[Aim] Write out each record below exactly as it appears, with no pictures.
▬▬▬▬▬▬▬▬▬▬
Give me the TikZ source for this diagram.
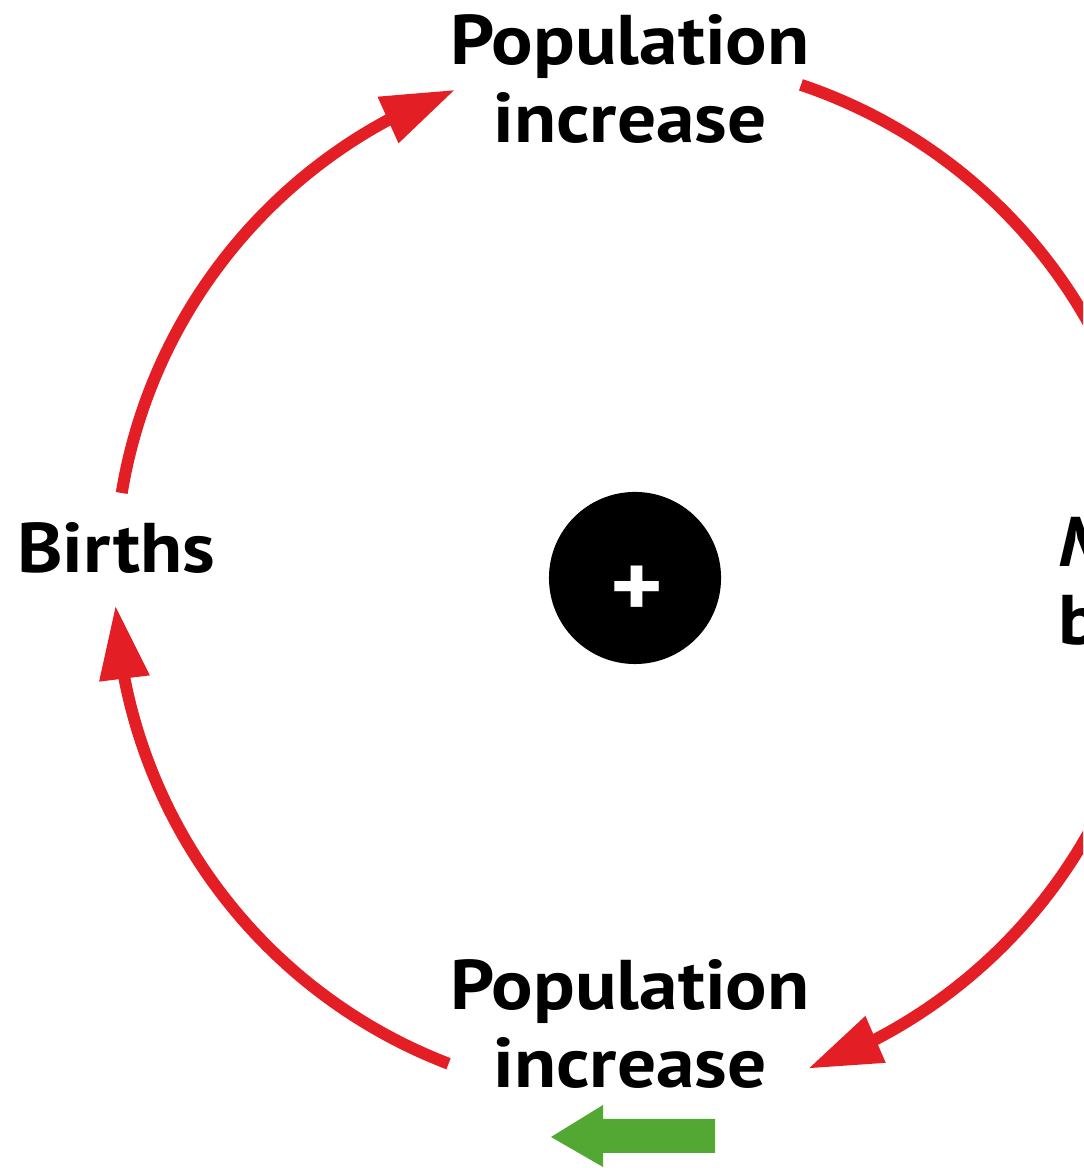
\documentclass[tikz,border=0pt]{standalone}
\usepackage{fontspec}
\setmainfont{PT Sans}[FakeStretch=1.1]
\usetikzlibrary{arrows.meta,bending}
\definecolor{cred}{RGB}{227,30,36}
\definecolor{cgreen}{RGB}{82,168,50}
\begin{document}
\begin{tikzpicture}[x=0.01cm,y=0.01cm,
  lab/.style={font=\fontsize{20}{22.2}\selectfont\bfseries, align=center, text=black, inner sep=0pt},
  loopline/.style={draw=cred, line width=3.4pt},
  looparrow/.style={loopline, -{Triangle[length=21pt,width=13.5pt,flex]}}]
\useasboundingbox (0,0) rectangle (1083,1168);
\clip (0,0) rectangle (1083,1168);
\coordinate (c) at (635,590);
\node[circle, fill=black, minimum size=1.72cm, inner sep=0pt] (hub) at (c) {};
\node[text=white, font=\fontsize{26}{26}\selectfont\bfseries, inner sep=0pt] (plus) at (637,576) {+};
\node[lab] (top) at (630,1089) {Population\\increase};
\node[lab] (bot) at (630,144) {Population\\increase};
\node[lab] (births) at (116,620) {Births};
\node[lab, anchor=west, align=left] (more) at (1058,587) {\textit{M}\\b};
\draw[looparrow] ([shift={(170.6:5.2cm)}]c) arc[start angle=170.6, end angle=110.2, radius=5.2cm];
\draw[loopline] ([shift={(71.4:5.2cm)}]c) arc[start angle=71.4, end angle=20, radius=5.2cm];
\draw[looparrow] ([shift={(-20:5.2cm)}]c) arc[start angle=-20, end angle=-70.6, radius=5.2cm];
\draw[looparrow] ([shift={(-111:5.2cm)}]c) arc[start angle=-111, end angle=-177, radius=5.2cm];
\fill[cgreen] (551,31) -- (603,63) -- (603,49) -- (715,49) -- (715,15) -- (603,15) -- (603,1) -- cycle;
\end{tikzpicture}
\end{document}
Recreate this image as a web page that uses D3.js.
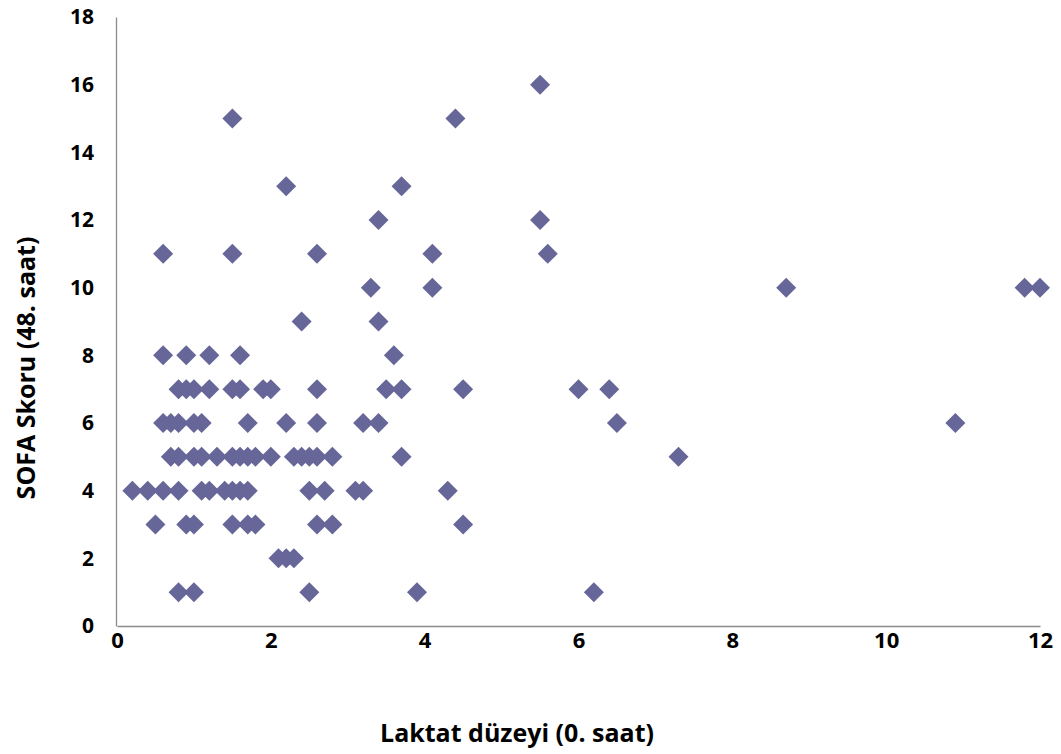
▬▬▬▬▬▬▬▬▬▬
[The output]
Give me the TikZ source for this diagram.
\documentclass[tikz,border=0pt]{standalone}
\usepackage{fontspec}
\setmainfont{PT Sans}[FakeStretch=1.1]
\usetikzlibrary{arrows.meta,bending}
\definecolor{cred}{RGB}{227,30,36}
\definecolor{cgreen}{RGB}{82,168,50}
\begin{document}
\begin{tikzpicture}[x=0.01cm,y=0.01cm,
  lab/.style={font=\fontsize{20}{22.2}\selectfont\bfseries, align=center, text=black, inner sep=0pt},
  loopline/.style={draw=cred, line width=3.4pt},
  looparrow/.style={loopline, -{Triangle[length=21pt,width=13.5pt,flex]}}]
\useasboundingbox (0,0) rectangle (1083,1168);
\clip (0,0) rectangle (1083,1168);
\coordinate (c) at (635,590);
\node[circle, fill=black, minimum size=1.72cm, inner sep=0pt] (hub) at (c) {};
\node[text=white, font=\fontsize{26}{26}\selectfont\bfseries, inner sep=0pt] (plus) at (637,576) {+};
\node[lab] (top) at (630,1089) {Population\\increase};
\node[lab] (bot) at (630,144) {Population\\increase};
\node[lab] (births) at (116,620) {Births};
\node[lab, anchor=west, align=left] (more) at (1058,587) {\textit{M}\\b};
\draw[looparrow] ([shift={(170.6:5.2cm)}]c) arc[start angle=170.6, end angle=110.2, radius=5.2cm];
\draw[loopline] ([shift={(71.4:5.2cm)}]c) arc[start angle=71.4, end angle=20, radius=5.2cm];
\draw[looparrow] ([shift={(-20:5.2cm)}]c) arc[start angle=-20, end angle=-70.6, radius=5.2cm];
\draw[looparrow] ([shift={(-111:5.2cm)}]c) arc[start angle=-111, end angle=-177, radius=5.2cm];
\fill[cgreen] (551,31) -- (603,63) -- (603,49) -- (715,49) -- (715,15) -- (603,15) -- (603,1) -- cycle;
\end{tikzpicture}
\end{document}
Recreate this image as a web page that uses D3.js.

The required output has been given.